When your child turns 18 years old, they are legally “emancipated.” This means that you will have no legal right to access to their health records or even to discuss your child with his or her doctor. The school may even exclude you from IEP or transition planning meetings and decisions — especially if your relationship with the school has been a little rocky. The county may refuse to renew services. The solution to these problems is to establish guardianship.
Guardianship may also be necessary for you to continue helping your child make health care decisions and apply for benefits such as social security that are necessary for vocational training and residential options. Guardianship enables you to protect your child from entering contracts they shouldn’t, such as credit cards or cell phones, and enables you to void contracts entered into during the preceding year.

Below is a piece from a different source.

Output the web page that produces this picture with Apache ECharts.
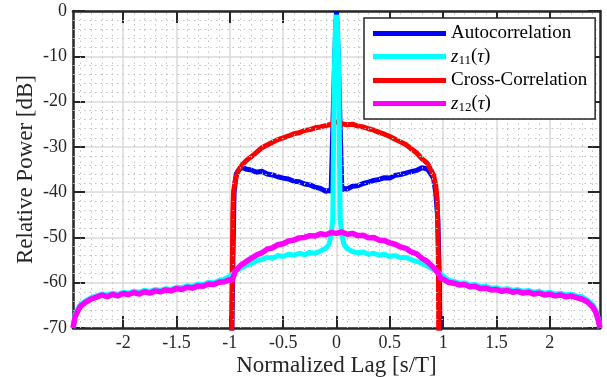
<!DOCTYPE html>
<html>
<head>
<meta charset="utf-8">
<script src="https://cdn.jsdelivr.net/npm/echarts@6/dist/echarts.min.js"></script>
<style>html,body{margin:0;padding:0;background:#fff}#c{width:607px;height:377px}</style>
</head>
<body>
<div id="c"></div>
<script>
// ---- data ----
const xTicks = [-2, -1.5, -1, -0.5, 0, 0.5, 1, 1.5, 2];
const xTickLabels = ['-2', '-1.5', '-1', '-0.5', '0', '0.5', '1', '1.5', '2'];
const yTicks = [-70, -60, -50, -40, -30, -20, -10, 0];
const seriesNames = ['Autocorrelation', 'z11', 'Cross-Correlation', 'z12'];

const autoLag = [-2.47,-0.99,-0.975,-0.96,-0.94,-0.92,-0.9,-0.88,-0.85,-0.8,-0.75,-0.7,-0.65,-0.6,-0.55,-0.5,-0.45,-0.4,-0.35,-0.3,-0.25,-0.2,-0.15,-0.1,-0.07,-0.05,-0.03,-0.015,0,0.015,0.03,0.05,0.07,0.1,0.15,0.2,0.25,0.3,0.35,0.4,0.45,0.5,0.55,0.6,0.65,0.7,0.75,0.8,0.85,0.88,0.91,0.93,0.95,0.965,0.975,2.47];
const autoDb = [-90,-90,-60,-40,-36,-35.2,-34.8,-34.5,-34.9,-35.1,-35.6,-35.4,-36.0,-36.2,-36.6,-36.9,-37.1,-37.6,-37.7,-38.2,-38.4,-38.9,-39.2,-39.8,-39.6,-39.8,-22,-9,0,-9,-22,-39.5,-39.2,-39.3,-38.7,-38.6,-38.1,-37.8,-37.4,-37.2,-36.8,-36.9,-36.3,-36.1,-35.8,-35.5,-35.2,-34.6,-34.9,-35.8,-37,-40,-46,-60,-90,-90];

const z11Lag = [-2.47,-2.45,-2.42,-2.4,-2.35,-2.3,-2.25,-2.2,-2.15,-2.1,-2.05,-2,-1.95,-1.9,-1.85,-1.8,-1.75,-1.7,-1.65,-1.6,-1.55,-1.5,-1.45,-1.4,-1.35,-1.3,-1.25,-1.2,-1.15,-1.1,-1.05,-1,
  -0.95,-0.9,-0.85,-0.8,-0.75,-0.7,-0.65,-0.6,-0.55,-0.5,-0.45,-0.4,-0.35,-0.3,-0.25,-0.2,-0.15,-0.1,
  -0.07,-0.05,-0.035,-0.028,-0.022,-0.012,0,0.012,0.022,0.028,0.035,0.05,0.07,
  0.1,0.15,0.2,0.25,0.3,0.35,0.4,0.45,0.5,0.55,0.6,0.65,0.7,0.75,0.8,0.85,0.9,0.95,
  1,1.05,1.1,1.15,1.2,1.25,1.3,1.35,1.4,1.45,1.5,1.55,1.6,1.65,1.7,1.75,1.8,1.85,1.9,1.95,2,2.05,2.1,2.15,2.2,2.25,2.3,2.35,2.4,2.43,2.45,2.47];
const z11Db = [-70,-67,-65.6,-64.8,-64.0,-63.3,-62.9,-62.5,-62.8,-62.3,-62.6,-62.1,-62.3,-61.9,-62.1,-61.7,-61.9,-61.5,-61.7,-61.3,-61.5,-61.0,-61.1,-60.7,-60.8,-60.3,-60.4,-59.9,-60.0,-59.5,-59.2,-58.6,
  -57.6,-56.8,-56.2,-55.8,-55.1,-54.9,-54.4,-54.6,-54.0,-54.2,-53.7,-53.9,-53.5,-53.8,-53.3,-53.5,-53.0,-52.4,
  -51.5,-49.5,-46,-30,-15,-5,-0.8,-5,-15,-30,-46,-49.5,-51.5,
  -52.5,-53.1,-53.4,-53.2,-53.7,-53.5,-53.9,-53.7,-54.2,-54.0,-54.5,-54.4,-54.9,-55.3,-55.7,-56.3,-56.9,-57.7,
  -58.5,-59.4,-59.7,-60.1,-60.0,-60.5,-60.4,-60.9,-60.8,-61.2,-61.1,-61.5,-61.3,-61.7,-61.5,-61.9,-61.7,-62.1,-61.9,-62.3,-62.1,-62.5,-62.3,-62.7,-62.5,-62.9,-63.1,-63.8,-64.8,-66,-67.5,-70];

const crossLag = [-2.47,-0.99,-0.978,-0.972,-0.965,-0.95,-0.93,-0.9,-0.87,-0.84,-0.8,-0.75,-0.7,-0.65,-0.6,-0.55,-0.5,-0.45,-0.4,-0.35,-0.3,-0.25,-0.2,-0.15,-0.1,-0.05,0,0.05,0.1,0.15,0.2,0.25,0.3,0.35,0.4,0.45,0.5,0.55,0.6,0.65,0.7,0.75,0.8,0.85,0.88,0.91,0.93,0.945,0.955,0.962,2.47];
const crossDb = [-90,-90,-60,-45,-40,-37.5,-35.8,-34.4,-33.6,-32.9,-32.2,-31.2,-30.2,-29.6,-29.0,-28.4,-28.0,-27.6,-27.1,-26.9,-26.4,-26.2,-25.8,-25.6,-25.3,-25.0,-24.5,-24.9,-25.1,-25.0,-25.4,-25.6,-26.0,-26.3,-26.8,-27.2,-27.7,-28.3,-28.9,-29.5,-30.4,-31.3,-32.6,-33.6,-34.8,-36.3,-38.5,-42,-55,-90,-90];

const z12Lag = [-2.47,-2.45,-2.42,-2.4,-2.35,-2.3,-2.25,-2.2,-2.15,-2.1,-2.05,-2,-1.95,-1.9,-1.85,-1.8,-1.75,-1.7,-1.65,-1.6,-1.55,-1.5,-1.45,-1.4,-1.35,-1.3,-1.25,-1.2,-1.15,-1.1,-1.05,-1,-0.98,
  -0.95,-0.9,-0.85,-0.8,-0.75,-0.7,-0.65,-0.6,-0.55,-0.5,-0.45,-0.4,-0.35,-0.3,-0.25,-0.2,-0.15,-0.1,-0.05,0,0.05,0.1,0.15,0.2,0.25,0.3,0.35,0.4,0.45,0.5,0.55,0.6,0.65,0.7,0.75,0.8,0.85,0.9,0.95,
  0.98,1,1.05,1.1,1.15,1.2,1.25,1.3,1.35,1.4,1.45,1.5,1.55,1.6,1.65,1.7,1.75,1.8,1.85,1.9,1.95,2,2.05,2.1,2.15,2.2,2.25,2.3,2.35,2.4,2.43,2.45,2.47];
const z12Db = [-70,-67.5,-66,-65.2,-64.3,-63.6,-63.2,-62.7,-63.1,-62.6,-62.9,-62.4,-62.6,-62.2,-62.5,-62.0,-62.3,-61.8,-62.0,-61.6,-61.8,-61.3,-61.5,-61.0,-61.2,-60.7,-60.8,-60.3,-60.4,-59.9,-59.8,-59.3,-59.6,
  -57.5,-56.2,-55.4,-54.6,-53.9,-53.4,-52.6,-52.3,-51.6,-51.4,-50.8,-50.6,-50.1,-50.0,-49.6,-49.7,-49.2,-49.4,-48.9,-49.1,-48.8,-49.3,-49.1,-49.6,-49.5,-50.1,-50.0,-50.6,-50.7,-51.2,-51.5,-52.1,-52.4,-53.2,-53.6,-54.6,-55.3,-56.4,-57.8,
  -59.0,-59.2,-59.9,-60.1,-60.5,-60.4,-60.9,-60.8,-61.3,-61.2,-61.6,-61.5,-61.9,-61.7,-62.1,-61.9,-62.3,-62.1,-62.5,-62.3,-62.7,-62.5,-62.9,-62.7,-63.1,-62.9,-63.3,-63.6,-64.2,-65.3,-66.5,-68,-70];

// ---- chart ----
const FONT = 'Liberation Serif';
const X_MIN = -2.47, X_MAX = 2.47, Y_MIN = -70, Y_MAX = 0;
const AX = '#262626';
const pair = (xs, ys) => xs.map((x, i) => [x, ys[i]]);

// minor (dotted) grid positions derived from the major ticks
const xMinor = [];
for (let k = -24; k <= 24; k++) { const v = k / 10; if (k % 5 !== 0) xMinor.push(v); }
const yMinor = [];
for (let v = -68; v < 0; v += 2) { if (v % 10 !== 0) yMinor.push(v); }

const chart = echarts.init(document.getElementById('c'), null, {renderer: 'canvas'});
const axisLineStyle = {color: AX, width: 2.5};
const tickStyle = {color: AX, width: 2};

const legendFmt = {
  'Autocorrelation': 'Autocorrelation',
  'z11': '{it|z}{sub|11}{n|(}{it|τ}{n|)}',
  'Cross-Correlation': 'Cross-Correlation',
  'z12': '{it|z}{sub|12}{n|(}{it|τ}{n|)}'
};

chart.setOption({
  animation: false,
  backgroundColor: '#ffffff',
  grid: {left: 73, right: 7, top: 11, bottom: 49, containLabel: false, outerBoundsMode: 'none'},
  xAxis: [{
    type: 'value', min: X_MIN, max: X_MAX, position: 'bottom',
    name: 'Normalized Lag [s/T]', nameLocation: 'middle', nameGap: 26, nameMoveOverlap: false,
    nameTextStyle: {fontFamily: FONT, fontSize: 23, color: AX},
    axisLine: {show: true, onZero: false, lineStyle: axisLineStyle},
    axisTick: {show: true, inside: true, length: 12, lineStyle: tickStyle, customValues: xTicks},
    axisLabel: {show: true, fontFamily: FONT, fontSize: 18, color: AX, margin: 6,
      customValues: xTicks, formatter: v => xTickLabels[xTicks.indexOf(+v.toFixed(2))] ?? ''},
    splitLine: {show: true, lineStyle: {color: '#dadada', width: 1.5}}
  }, {
    type: 'value', min: X_MIN, max: X_MAX, position: 'top',
    axisLine: {show: true, onZero: false, lineStyle: axisLineStyle},
    axisTick: {show: true, inside: true, length: 12, lineStyle: tickStyle, customValues: xTicks},
    axisLabel: {show: false}, splitLine: {show: false}
  }],
  yAxis: [{
    type: 'value', min: Y_MIN, max: Y_MAX, interval: 10, position: 'left',
    name: 'Relative Power [dB]', nameLocation: 'middle', nameGap: 36, nameRotate: 90, nameMoveOverlap: false,
    nameTextStyle: {fontFamily: FONT, fontSize: 23, color: AX},
    axisLine: {show: true, onZero: false, lineStyle: axisLineStyle},
    axisTick: {show: true, inside: true, length: 12, lineStyle: tickStyle},
    axisLabel: {fontFamily: FONT, fontSize: 18, color: AX, margin: 6},
    splitLine: {show: true, lineStyle: {color: '#dadada', width: 1.5}}
  }, {
    type: 'value', min: Y_MIN, max: Y_MAX, interval: 10, position: 'right',
    axisLine: {show: true, onZero: false, lineStyle: axisLineStyle},
    axisTick: {show: true, inside: true, length: 12, lineStyle: tickStyle},
    axisLabel: {show: false}, splitLine: {show: false}
  }],
  legend: {
    orient: 'vertical', left: 364, top: 18, z: 20,
    data: seriesNames,
    backgroundColor: '#ffffff', borderColor: AX, borderWidth: 1.5, borderRadius: 0,
    padding: [6, 8, 5, 9], itemGap: 4, itemWidth: 73, itemHeight: 5, icon: 'rect',
    formatter: n => legendFmt[n],
    textStyle: {fontFamily: FONT, fontSize: 19, color: '#000', lineHeight: 18,
      rich: {
        it: {fontFamily: FONT, fontSize: 19, fontStyle: 'italic', color: '#000'},
        sub: {fontFamily: FONT, fontSize: 13, color: '#000', padding: [8, 0, 0, 0]},
        n: {fontFamily: FONT, fontSize: 19, color: '#000'}
      }}
  },
  series: [
    {name: 'Autocorrelation', type: 'line', z: 3, data: pair(autoLag, autoDb), showSymbol: false,
     lineStyle: {color: '#0000ff', width: 5}, itemStyle: {color: '#0000ff'}, clip: true},
    {name: 'z11', type: 'line', z: 5, data: pair(z11Lag, z11Db), showSymbol: false,
     lineStyle: {color: '#00ffff', width: 5}, itemStyle: {color: '#00ffff'}, clip: true},
    {name: 'Cross-Correlation', type: 'line', z: 4, data: pair(crossLag, crossDb), showSymbol: false,
     lineStyle: {color: '#ff0000', width: 5}, itemStyle: {color: '#ff0000'}, clip: true},
    {name: 'z12', type: 'line', z: 6, data: pair(z12Lag, z12Db), showSymbol: false,
     lineStyle: {color: '#ff00ff', width: 5.5}, itemStyle: {color: '#ff00ff'}, clip: true},
    {name: 'minorGrid', type: 'line', z: 1, data: [], silent: true,
     markLine: {silent: true, symbol: 'none', label: {show: false}, animation: false,
       lineStyle: {color: '#c2c2c2', width: 1, type: [1.5, 4]},
       data: xMinor.map(v => ({xAxis: v})).concat(yMinor.map(v => ({yAxis: v})))}}
  ]
});
</script>
</body>
</html>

Many parents assume that they are automatically the guardian for their child, even though their child is older than age 18. That just isn’t the case, however. To establish guardianship it is necessary to obtain a court order. We can help with the process — most of the time at no charge to families. As long as the individual in need of guardianship has little or no assets of their own, most counties will allow the guardianship to proceed “in forma pauperis.” This means that the county will pay the fees and costs involved. If you engage our services to assist you with obtaining guardianship, we will let you know at the outset whether or not we can help you at no cost.
If your child is “high-functioning” you should carefully consider less restrictive means to help your child be as independent as possible. Perhaps a health care directive and power-of- attorney will meet the needs of your family. The Autism Advocacy and Law Center, L.L.C. is committed to helping all individuals with a disability reach their full potential to live independently.